Zonkey's it's name, and it's pretty alright. I've always liked mashups, even if they feature songs that I don't necessarily like but hold name-recognition value to me. This focuses (mostly) more on the rock side of music monoliths, which is much more my forte. Bands that are mashed include but are not limited to: Metallica, Gorillaz, Bob Marley, Pink Floyd, you name it. To cover such a wide range of genres, each member of the band contributes vocally depending on what style it is. A notable example of this is drummer Kris Myers absolutely nailing the Hetfield -like, eerily so. Some of the mashups are undeniably better than others. I'm not a huge fan of the Eurythmics / MGMT / Corey Hart 'Sweet Sunglasses', mainly due to personal music preference. Also, a name like that isn't bound to register much out of me (I mean come on- "Sweet Sunglasses"?). However the opener 'National Loser Anthem' is fantastic. Stylistically it was a great idea to start the album out with the eeriness of Radiohead, albeit with a drop of Beck in there. The best part in my opinion of the song is the second half, where 'In The Air Tonight' comes into play with the iconic Roland CR-78 drum beat. 'Frankie Zombie', with perhaps the most odd combination (White Zombie, Pink Floyd and Frankie Goes to Hollywood) is rather good as well. If we're looking for progressiveness, or at least Umphrey's type, then 'Life During Exodus' nearly fits the bill. The reggae of Bob Marley mixes surprisingly well with Frank Zappa's experimentation and the quasi-jazz rock of Chicago.

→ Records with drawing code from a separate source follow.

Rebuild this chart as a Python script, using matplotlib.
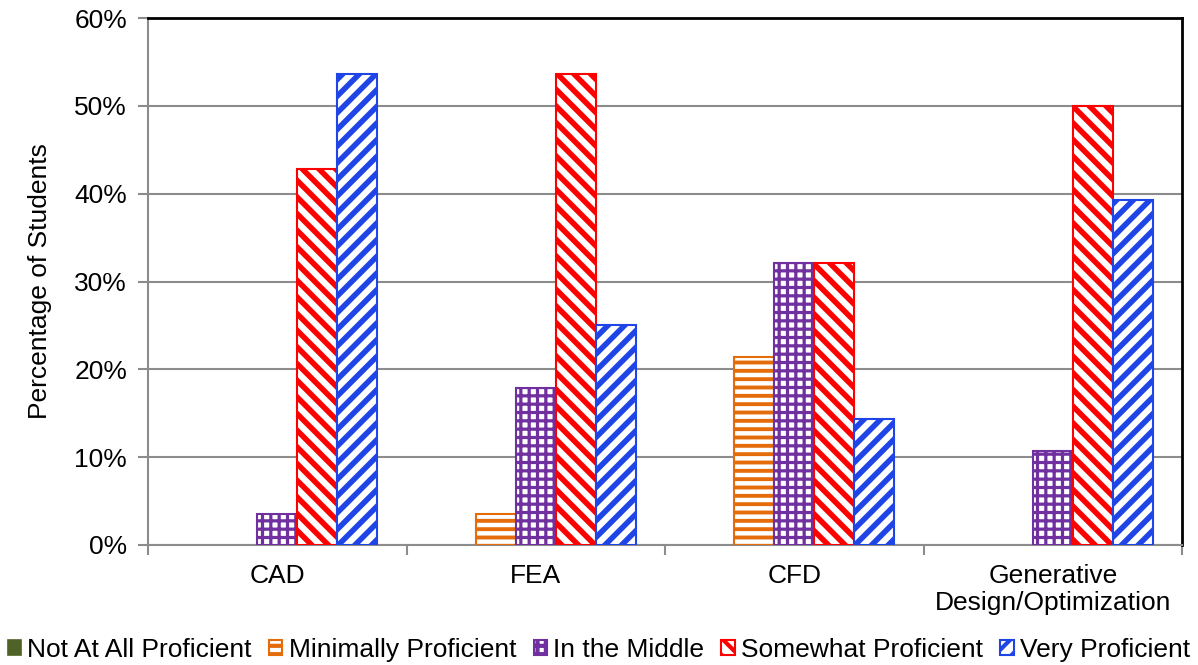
import matplotlib
matplotlib.use("Agg")
import matplotlib.pyplot as plt
from matplotlib.patches import Patch
import numpy as np

plt.rcParams['font.family'] = ['Liberation Sans', 'DejaVu Sans']
plt.rcParams['font.size'] = 19
plt.rcParams['hatch.linewidth'] = 3.0

categories = ["CAD", "FEA", "CFD", "Generative\nDesign/Optimization"]
levels = ["Not At All Proficient", "Minimally Proficient", "In the Middle",
          "Somewhat Proficient", "Very Proficient"]
not_at_all = [0.0, 0.0, 0.0, 0.0]
minimally = [0.0, 3.57, 21.43, 0.0]
in_middle = [3.57, 17.86, 32.14, 10.71]
somewhat = [42.86, 53.57, 32.14, 50.00]
very = [53.57, 25.00, 14.29, 39.29]

series = [not_at_all, minimally, in_middle, somewhat, very]
colors = ["#4F6228", "#E46C0A", "#7030A0", "#FF0000", "#1F45E6"]
hatches = [None, "--", "++", "\\\\", "//"]
hatch_lw = [1.0, 2.8, 2.3, 4.0, 4.0]

fig = plt.figure(figsize=(11.98, 6.65), dpi=100)
ax = fig.add_axes([148 / 1198, 1 - 545 / 665, (1182 - 148) / 1198, (545 - 18) / 665])

x = np.arange(len(categories))
width = 0.155
offsets = (np.arange(len(series)) - 2) * width

handles = []
for vals, col, hat, hlw, off, lab in zip(series, colors, hatches, hatch_lw, offsets, levels):
    if hat is None:
        bars = ax.bar(x + off, vals, width, color=col, edgecolor=col,
                      linewidth=1.2, zorder=3)
        handles.append(Patch(facecolor=col, edgecolor=col, linewidth=1.2))
    else:
        bars = ax.bar(x + off, vals, width, facecolor="white", edgecolor=col,
                      hatch=hat, linewidth=1.5, zorder=3)
        handles.append(Patch(facecolor="white", edgecolor=col, hatch=hat, linewidth=1.5))
    for b, v in zip(bars, vals):
        if hasattr(b, "set_hatch_linewidth"):
            b.set_hatch_linewidth(hlw)
        if v == 0:
            b.set_visible(False)

ax.set_xlim(-0.5, 3.5)
ax.set_ylim(0, 60)
ax.set_yticks(np.arange(0, 61, 10))
ax.set_yticklabels([f"{v}%" for v in range(0, 61, 10)])
ax.yaxis.grid(True, color="#8C8C8C", linewidth=1.5, zorder=0)
ax.set_axisbelow(True)

# group boundaries as major ticks, names as minor labels
ax.set_xticks(np.arange(-0.5, 4.0, 1.0))
ax.set_xticklabels([])
ax.set_xticks(x, minor=True)
ax.set_xticklabels(categories, minor=True, linespacing=1.15)
ax.tick_params(axis="x", which="minor", length=0, pad=14)
ax.tick_params(axis="x", which="major", length=7, width=1.5, color="#8C8C8C")
ax.tick_params(axis="y", length=7, width=1.5, color="#8C8C8C", pad=8)

for side in ["top", "right"]:
    ax.spines[side].set_color("black")
    ax.spines[side].set_linewidth(2)
for side in ["left", "bottom"]:
    ax.spines[side].set_color("#8C8C8C")
    ax.spines[side].set_linewidth(1.5)

ax.set_ylabel("Percentage of Students", labelpad=16)

fig.legend(handles=handles, labels=levels, loc="center",
           bbox_to_anchor=(0.5, 1 - 650 / 665), ncol=5, frameon=False,
           handlelength=0.5, handleheight=0.5, handletextpad=0.25,
           columnspacing=0.65, borderpad=0, borderaxespad=0)

fig.savefig("out.png", dpi=100)
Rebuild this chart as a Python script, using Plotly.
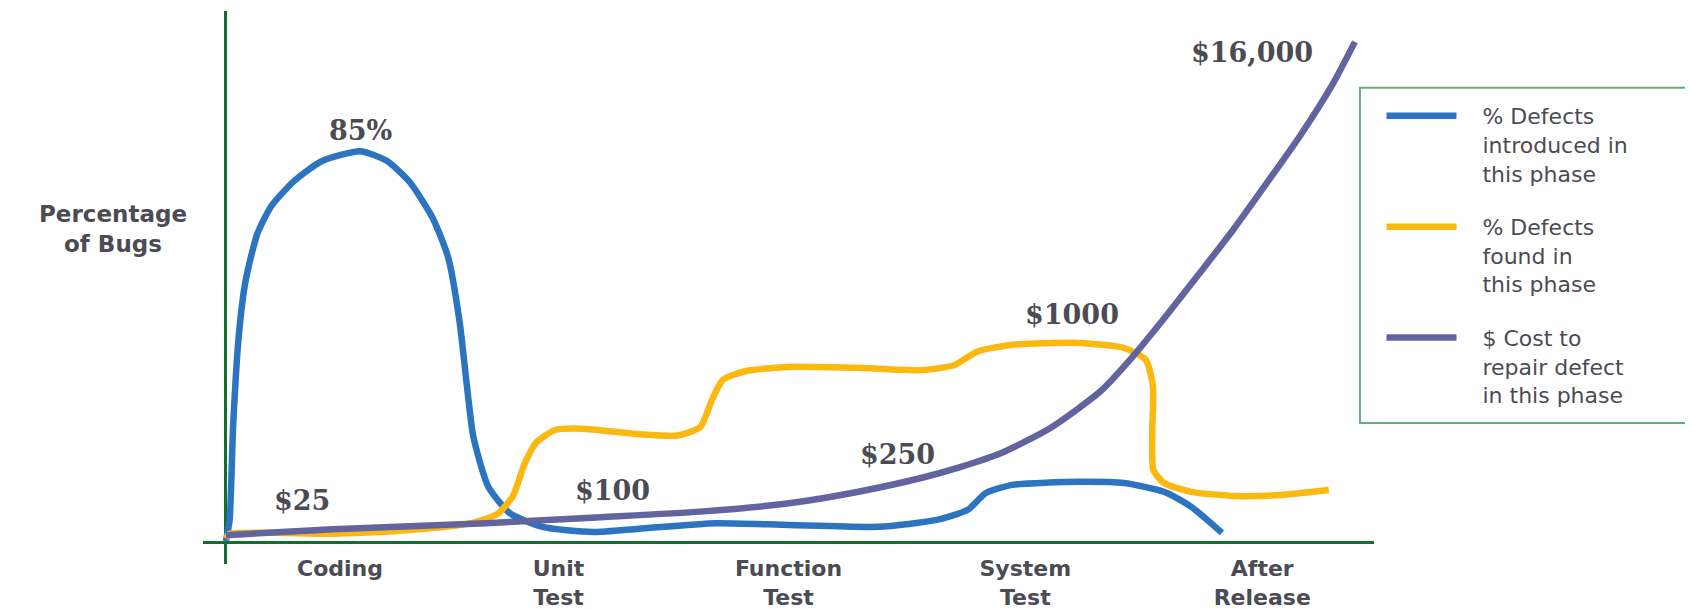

I would explain more but I believe, in the certain circumstance, that such an explanation would be a disservice to the reader. With such a wide range of genres and talents being covered, the album encapsulates stupidity, quirkiness, skill, all in one package. Is it essential? No, I don't believe so. But I'll be damned if Umphrey's didn't pull it off in a great way.